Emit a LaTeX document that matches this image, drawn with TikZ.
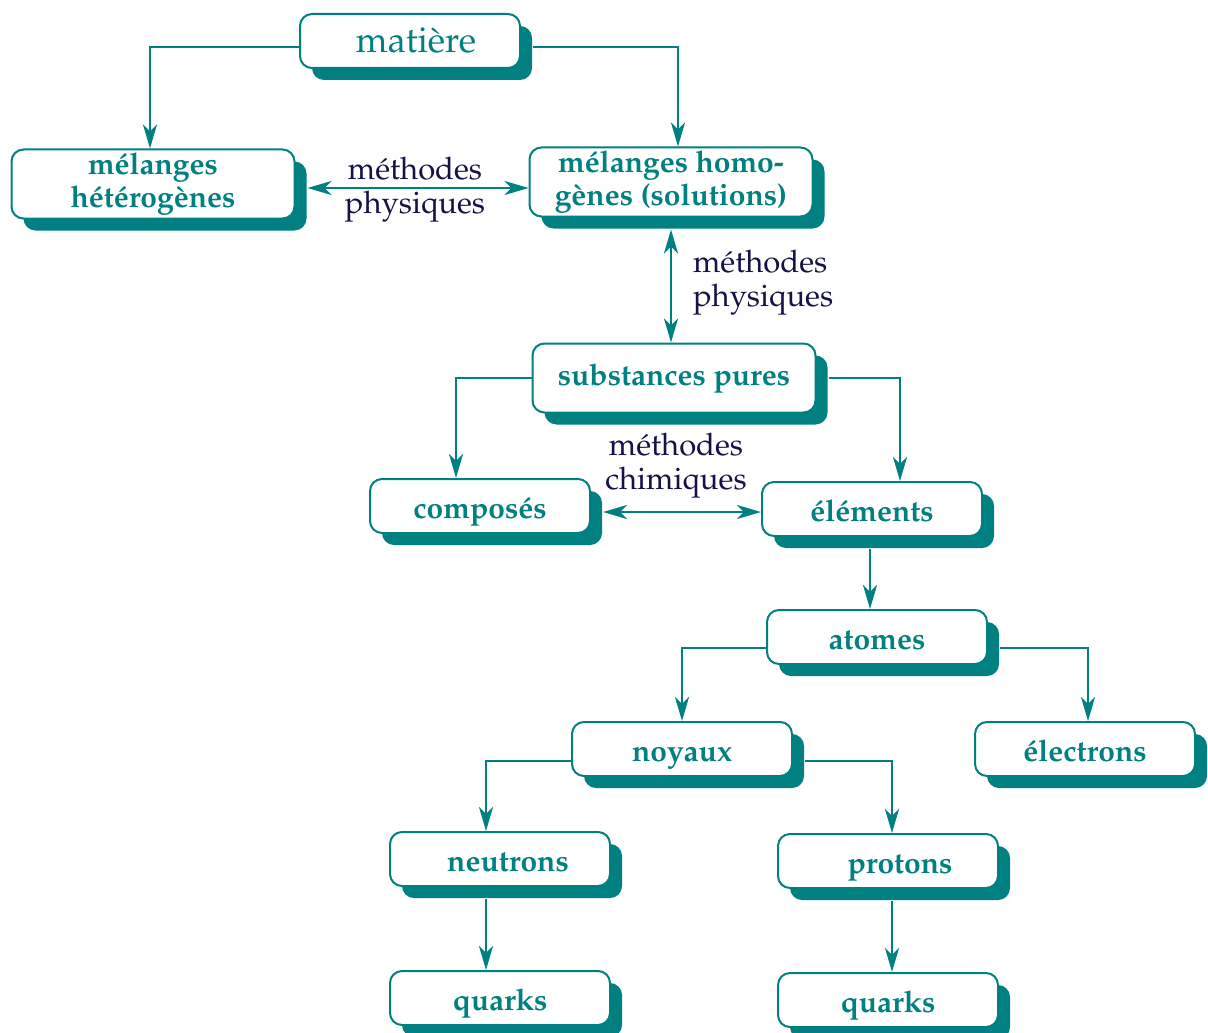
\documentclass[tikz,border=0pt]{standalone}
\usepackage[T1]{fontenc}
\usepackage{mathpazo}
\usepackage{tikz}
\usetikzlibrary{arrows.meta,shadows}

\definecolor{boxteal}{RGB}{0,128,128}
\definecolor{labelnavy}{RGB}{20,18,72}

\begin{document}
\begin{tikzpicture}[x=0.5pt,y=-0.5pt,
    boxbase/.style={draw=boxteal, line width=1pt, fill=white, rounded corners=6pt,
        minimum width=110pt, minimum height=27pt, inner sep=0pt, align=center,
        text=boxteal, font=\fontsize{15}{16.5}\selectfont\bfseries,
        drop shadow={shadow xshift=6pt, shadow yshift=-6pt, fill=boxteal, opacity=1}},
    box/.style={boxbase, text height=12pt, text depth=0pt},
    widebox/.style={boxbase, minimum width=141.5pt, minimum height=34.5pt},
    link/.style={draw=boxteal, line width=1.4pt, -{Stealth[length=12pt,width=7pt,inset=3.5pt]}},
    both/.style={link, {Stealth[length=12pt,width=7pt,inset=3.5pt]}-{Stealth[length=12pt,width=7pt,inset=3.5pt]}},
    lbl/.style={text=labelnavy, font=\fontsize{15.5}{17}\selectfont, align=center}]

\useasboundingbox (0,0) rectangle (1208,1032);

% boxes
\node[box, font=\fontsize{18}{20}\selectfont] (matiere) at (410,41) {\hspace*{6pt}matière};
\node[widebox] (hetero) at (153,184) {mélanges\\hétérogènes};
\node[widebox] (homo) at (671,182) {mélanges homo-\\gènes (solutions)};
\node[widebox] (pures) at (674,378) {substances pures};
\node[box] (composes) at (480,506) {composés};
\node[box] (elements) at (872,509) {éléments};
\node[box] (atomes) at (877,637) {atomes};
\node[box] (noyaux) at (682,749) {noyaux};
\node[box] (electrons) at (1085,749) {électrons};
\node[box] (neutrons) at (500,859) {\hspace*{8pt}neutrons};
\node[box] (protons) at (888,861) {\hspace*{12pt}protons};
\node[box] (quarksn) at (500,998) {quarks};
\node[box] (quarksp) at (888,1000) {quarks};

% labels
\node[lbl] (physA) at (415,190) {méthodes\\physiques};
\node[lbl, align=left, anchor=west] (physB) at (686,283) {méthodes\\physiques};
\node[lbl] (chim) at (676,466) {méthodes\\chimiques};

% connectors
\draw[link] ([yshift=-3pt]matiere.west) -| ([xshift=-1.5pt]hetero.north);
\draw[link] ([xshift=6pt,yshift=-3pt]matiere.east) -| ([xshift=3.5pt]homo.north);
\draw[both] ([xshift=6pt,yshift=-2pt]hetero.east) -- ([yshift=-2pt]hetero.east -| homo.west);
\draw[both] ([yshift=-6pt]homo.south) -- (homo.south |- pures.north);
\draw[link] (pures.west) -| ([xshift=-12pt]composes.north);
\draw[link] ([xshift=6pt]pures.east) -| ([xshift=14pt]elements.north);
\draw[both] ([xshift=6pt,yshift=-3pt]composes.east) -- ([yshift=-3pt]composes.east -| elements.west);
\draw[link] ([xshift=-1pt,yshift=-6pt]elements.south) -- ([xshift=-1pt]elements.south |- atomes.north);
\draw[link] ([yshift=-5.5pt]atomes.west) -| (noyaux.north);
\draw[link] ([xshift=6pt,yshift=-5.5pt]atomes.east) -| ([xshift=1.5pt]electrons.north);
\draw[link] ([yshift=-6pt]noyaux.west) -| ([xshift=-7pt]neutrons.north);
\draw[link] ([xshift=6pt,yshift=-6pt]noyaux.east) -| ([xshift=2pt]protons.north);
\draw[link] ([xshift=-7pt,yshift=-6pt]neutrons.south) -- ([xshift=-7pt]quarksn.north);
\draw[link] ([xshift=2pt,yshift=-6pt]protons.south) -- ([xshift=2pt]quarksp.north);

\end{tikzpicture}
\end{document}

> [WHAT IS NEEDED] Pictures are to be left out; repeat all the remaining data exactly.

> [RESPONSE TO THIS EXERCISE]
Emit a LaTeX document that matches this image, drawn with TikZ.
\documentclass[tikz,border=0pt]{standalone}
\usepackage[T1]{fontenc}
\usepackage{mathpazo}
\usepackage{tikz}
\usetikzlibrary{arrows.meta,shadows}

\definecolor{boxteal}{RGB}{0,128,128}
\definecolor{labelnavy}{RGB}{20,18,72}

\begin{document}
\begin{tikzpicture}[x=0.5pt,y=-0.5pt,
    boxbase/.style={draw=boxteal, line width=1pt, fill=white, rounded corners=6pt,
        minimum width=110pt, minimum height=27pt, inner sep=0pt, align=center,
        text=boxteal, font=\fontsize{15}{16.5}\selectfont\bfseries,
        drop shadow={shadow xshift=6pt, shadow yshift=-6pt, fill=boxteal, opacity=1}},
    box/.style={boxbase, text height=12pt, text depth=0pt},
    widebox/.style={boxbase, minimum width=141.5pt, minimum height=34.5pt},
    link/.style={draw=boxteal, line width=1.4pt, -{Stealth[length=12pt,width=7pt,inset=3.5pt]}},
    both/.style={link, {Stealth[length=12pt,width=7pt,inset=3.5pt]}-{Stealth[length=12pt,width=7pt,inset=3.5pt]}},
    lbl/.style={text=labelnavy, font=\fontsize{15.5}{17}\selectfont, align=center}]

\useasboundingbox (0,0) rectangle (1208,1032);

% boxes
\node[box, font=\fontsize{18}{20}\selectfont] (matiere) at (410,41) {\hspace*{6pt}matière};
\node[widebox] (hetero) at (153,184) {mélanges\\hétérogènes};
\node[widebox] (homo) at (671,182) {mélanges homo-\\gènes (solutions)};
\node[widebox] (pures) at (674,378) {substances pures};
\node[box] (composes) at (480,506) {composés};
\node[box] (elements) at (872,509) {éléments};
\node[box] (atomes) at (877,637) {atomes};
\node[box] (noyaux) at (682,749) {noyaux};
\node[box] (electrons) at (1085,749) {électrons};
\node[box] (neutrons) at (500,859) {\hspace*{8pt}neutrons};
\node[box] (protons) at (888,861) {\hspace*{12pt}protons};
\node[box] (quarksn) at (500,998) {quarks};
\node[box] (quarksp) at (888,1000) {quarks};

% labels
\node[lbl] (physA) at (415,190) {méthodes\\physiques};
\node[lbl, align=left, anchor=west] (physB) at (686,283) {méthodes\\physiques};
\node[lbl] (chim) at (676,466) {méthodes\\chimiques};

% connectors
\draw[link] ([yshift=-3pt]matiere.west) -| ([xshift=-1.5pt]hetero.north);
\draw[link] ([xshift=6pt,yshift=-3pt]matiere.east) -| ([xshift=3.5pt]homo.north);
\draw[both] ([xshift=6pt,yshift=-2pt]hetero.east) -- ([yshift=-2pt]hetero.east -| homo.west);
\draw[both] ([yshift=-6pt]homo.south) -- (homo.south |- pures.north);
\draw[link] (pures.west) -| ([xshift=-12pt]composes.north);
\draw[link] ([xshift=6pt]pures.east) -| ([xshift=14pt]elements.north);
\draw[both] ([xshift=6pt,yshift=-3pt]composes.east) -- ([yshift=-3pt]composes.east -| elements.west);
\draw[link] ([xshift=-1pt,yshift=-6pt]elements.south) -- ([xshift=-1pt]elements.south |- atomes.north);
\draw[link] ([yshift=-5.5pt]atomes.west) -| (noyaux.north);
\draw[link] ([xshift=6pt,yshift=-5.5pt]atomes.east) -| ([xshift=1.5pt]electrons.north);
\draw[link] ([yshift=-6pt]noyaux.west) -| ([xshift=-7pt]neutrons.north);
\draw[link] ([xshift=6pt,yshift=-6pt]noyaux.east) -| ([xshift=2pt]protons.north);
\draw[link] ([xshift=-7pt,yshift=-6pt]neutrons.south) -- ([xshift=-7pt]quarksn.north);
\draw[link] ([xshift=2pt,yshift=-6pt]protons.south) -- ([xshift=2pt]quarksp.north);

\end{tikzpicture}
\end{document}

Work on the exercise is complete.